Stuart D Gathman stuart at gathman.org
Tue Nov 1 18:08:21 UTC 2022


Z> On Tue, Nov 01, 2022 at 01:36:17PM +0800, Zhiyong Ye wrote:
>> I want to implement live migration of VMs in the lvm + lvmlockd + sanlock
>> environment. There are multiple hosts in the cluster using the same iscsi
>> connection, and the VMs are running on this environment using thinlv
>> volumes. But if want to live migrate the vm, it will be difficult since
>> thinlv which from the same thin pool can only be exclusive active on one
>> host.

I just expose the LV (thin or not - I prefer not) as an iSCSI target
that the VM boots from.  There is only one host that manages a thin pool, 
and that is a single point of failure, but no locking issues.  You
issue the LVM commands on the iSCSI server (which I guess they call NAS
these days).

If you need a way for a VM to request enlarging an LV it accesses, or
similar interaction, I would make a simple API where each VM gets a
token that determines what LVs it has access to and how much total
storage it can consume.  Maybe someone has already done that.
I just issue the commands on the LVM/NAS/iSCSI host.

I haven't done this, but there can be more than one thin pool, each on
it's own NAS/iSCSI server.  So if one storage server crashes, then
only the VMs attached to it crash.  You can only (simply) migrate a VM 
to another VM host on the same storage server.

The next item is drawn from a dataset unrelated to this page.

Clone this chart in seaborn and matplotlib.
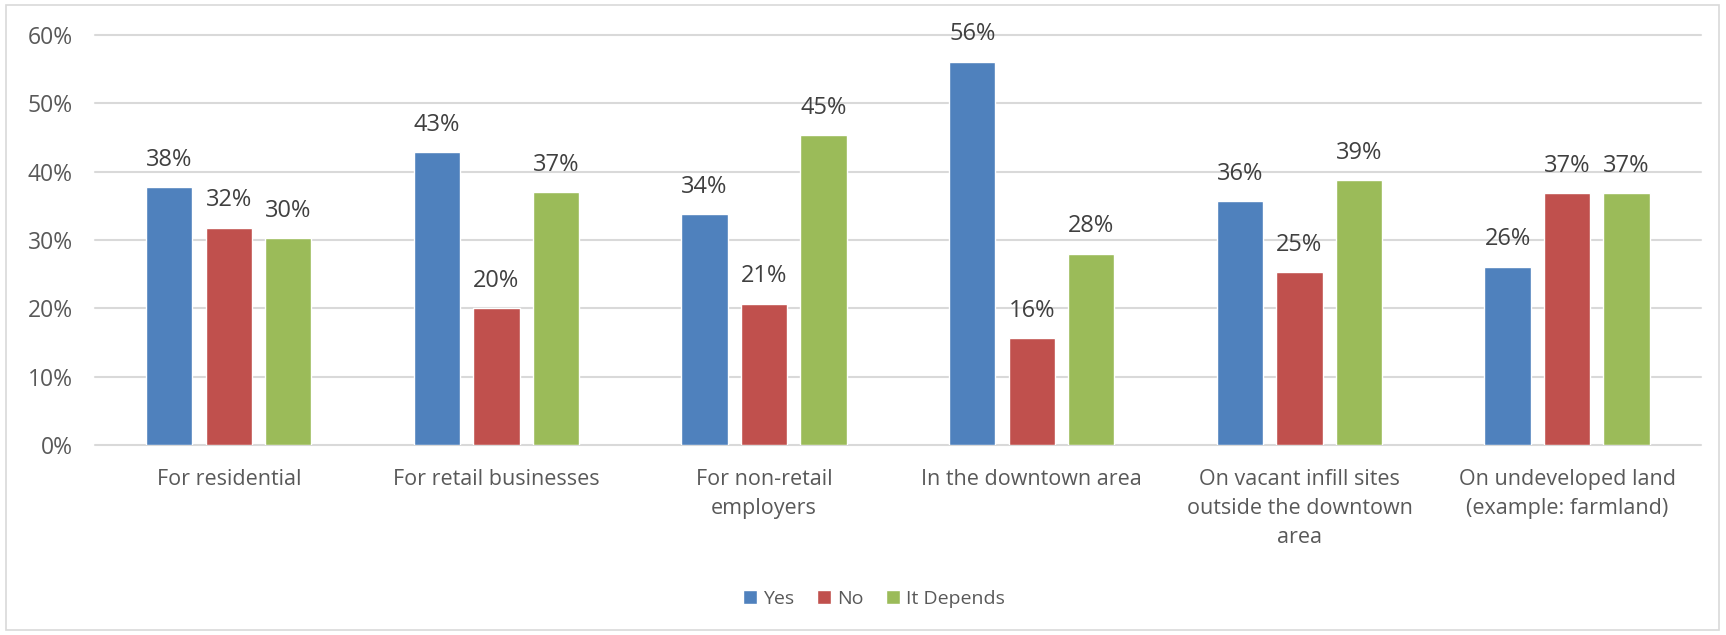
import matplotlib
matplotlib.use("Agg")
import matplotlib.pyplot as plt
import seaborn as sns
import pandas as pd
from matplotlib.patches import Rectangle
from matplotlib.ticker import FuncFormatter

categories = [
    "For residential",
    "For retail businesses",
    "For non-retail\nemployers",
    "In the downtown area",
    "On vacant infill sites\noutside the downtown\narea",
    "On undeveloped land\n(example: farmland)",
]
series = ["Yes", "No", "It Depends"]
yes_vals = [37.7, 42.9, 33.8, 56.1, 35.7, 26.1]
no_vals = [31.8, 20.0, 20.7, 15.7, 25.3, 36.9]
depends_vals = [30.3, 37.0, 45.3, 28.0, 38.8, 36.9]
colors = ["#4F81BD", "#C0504D", "#9BBB59"]

rows = []
for name, vals in zip(series, [yes_vals, no_vals, depends_vals]):
    for c, v in zip(categories, vals):
        rows.append({"category": c, "series": name, "value": v / 100})
df = pd.DataFrame(rows)

sns.set_theme(style="white")
plt.rcParams["font.family"] = ["Open Sans", "DejaVu Sans"]

fig = plt.figure(figsize=(17.26, 6.35), dpi=100)
ax = fig.add_axes([0.055, 0.299, 0.9305, 0.646])

sns.barplot(data=df, x="category", y="value", hue="series", order=categories,
            hue_order=series, palette=colors, width=0.667, gap=0.222,
            saturation=1, ax=ax, zorder=3, errorbar=None)

ax.set_ylim(0, 0.6)
ax.set_xlim(-0.5, 5.5)
ax.set_yticks([0, 0.1, 0.2, 0.3, 0.4, 0.5, 0.6])
ax.yaxis.set_major_formatter(FuncFormatter(lambda v, p: f"{v*100:.0f}%"))
ax.grid(axis="y", color="#D9D9D9", linewidth=1.5, zorder=0)
for gl in ax.get_ygridlines():
    gl.set_clip_on(False)
for s in ["top", "right", "left", "bottom"]:
    ax.spines[s].set_visible(False)
ax.set_xlabel("")
ax.set_ylabel("")
ax.tick_params(axis="both", length=0, colors="#595959")
ax.tick_params(axis="x", pad=17, labelsize=15.5)
ax.tick_params(axis="y", pad=16, labelsize=16.5)
for lab in ax.get_xticklabels():
    lab.set_linespacing(1.5)

for cont in ax.containers:
    ax.bar_label(cont, labels=[f"{b.get_height()*100:.0f}%" for b in cont],
                 padding=11, fontsize=17, color="#404040")

leg = ax.legend(loc="center", bbox_to_anchor=(0.485, -0.375), ncol=3, frameon=False,
                fontsize=14, handlelength=0.75, handleheight=0.75, handletextpad=0.3,
                columnspacing=1.15)
for t in leg.get_texts():
    t.set_color("#595959")

fig.patches.append(Rectangle((0.0035, 0.008), 0.9925, 0.984, transform=fig.transFigure,
                             fill=False, edgecolor="#D9D9D9", linewidth=1.2))

fig.savefig("out.png", dpi=100)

BUT, you can migrate a VM to another host less instantly using DRBD
or other remote mirroring driver.  I have done this.  You get the
remote LV mirror mostly synced, suspend the VM (to a file if you need
to rsync that to the remote), finish the sync of the LV(s), resume the
VM on the new server - in another city.  Handy when you have a few hours
notice of a natural disaster (hurricane/flood).